One could not but agree with Minister Wickramanayaka's view that politicians, especially Members of Parliament, should be possessed with the required educational qualifications. Today most of the problems that the country had been faced with could easily be traced to the lack of education of most of our ministers and MPs who are vested with the onerous responsibility of taking decisions that directly affect the public. Ministers who have little or no grasp of the subjects they have been entrusted with is a dangerous business since they are bound to make errors of judgement that can have grave repercussions for the people and the country at large. True, for the most part, ministers rely on officials to tender the necessary advice. But this could have setbacks particularly if such officials knowingly proffer the wrong advice for their own benefit. The country is still paying a heavy price for the wrong advice given for the banning of chemical fertilizer. This shows the importance for a minister to have a good knowledge of the subject he/she is entrusted with. In Singapore, it is compulsory for all aspiring MPs to possess sound educational qualifications. This speaks volumes for the high rate of success achieved by the port city State in its economic development and other spheres of activity. We too should rethink the present system where uneducated misfits gain easy access to Parliament at great cost to the country. Such individuals not only cause immense damage but also prevent the educated professionals and those with good breeding serving the people and the country beneficially by entering Parliament.

This is not to say that the present Parliament is devoid of highly educated ministers and MPs who have made a positive contribution in many fields. But for the larger part what we see are the shameless conduct and behaviour of a majority who are most unsuitable to occupy the Seats in the August Assembly. It is these types who are wanting in education. We have Parliamentarians who are unable to read and understand a Bill or give answers to questions raised on behalf of the public. Most times MPs are seen dozing during important debates in the House. There is also rampant absenteeism which is an indication that MPs are not taking their responsibilities towards the public with any degree of seriousness. All this could be traced to the poor educational standards of our honourable people's representatives which does not augur well for the country which as at no other time in its Post-Independence history is in need of rulers who are educated and resourceful in order to deal with the multifarious problems we are confronted with. There certainly cannot be room for mediocrity among our decision makers. We are in this state today chiefly as a result of poor decision making and a lack of understanding on the part of those who matter.

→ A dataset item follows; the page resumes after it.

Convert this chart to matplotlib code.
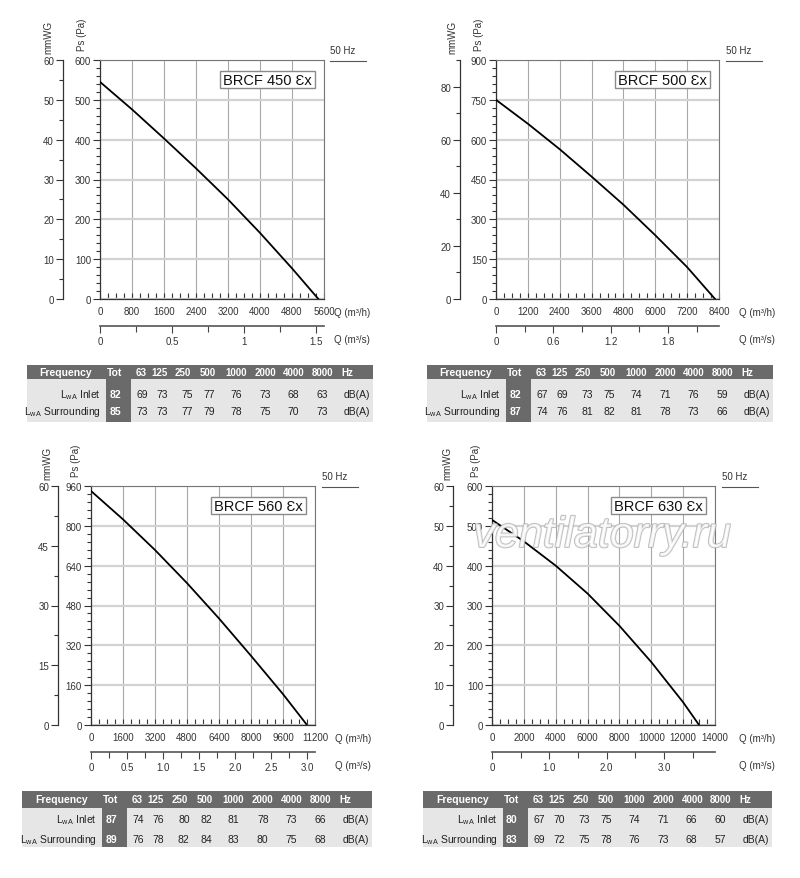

However, it is wishful thinking to believe that things will change for the better unless political party leaders take a firm decision to clean the Augean Stables. They (leaders) should take steps to nominate only those educated and capable individuals as candidates at elections if Parliament is to undergo a qualitative change and by extension for the country to benefit. Unless this happens the public will have to grin and bear with the mediocrity on offer and go on tolerating the antics of our MPs within the hallowed precincts of the Chamber of Parliament. But who will be the leader to thread a different course in the future? Unfortunately it is the uneducated and uncouth who are capable of winning the votes and popular with the public. It is these types who can whip up a public frenzy on election platforms and harvest the votes. In this sense, they are indispensable to the leaders who crave for power at whatever cost. Hence the public too have to take the responsibility for the deteriorating standards of Parliament. One recalls the late Minister Jeyaraj Fernadopulle once telling Parliament that he did not believe that only educated persons must enter Parliament. What matters most is the ability of politicians to be close to the people. In any event, under today’s electoral system where campaigning has to be conducted in an entire district, large sums of money have to be thrown around and it is the undesirables, and questionable characters who are in possession of the mega bucks to enable them to get elected. What is more, waiting in the wings to enter Parliament are their progeny who are already doing their apprenticeships in the Provincial Councils and Local Government institutions. Hence, the vicious cycle is bound to continue into the unforeseeable future, putting paid to Minister Wickramanayaka's hopes for a Parliament of the educated.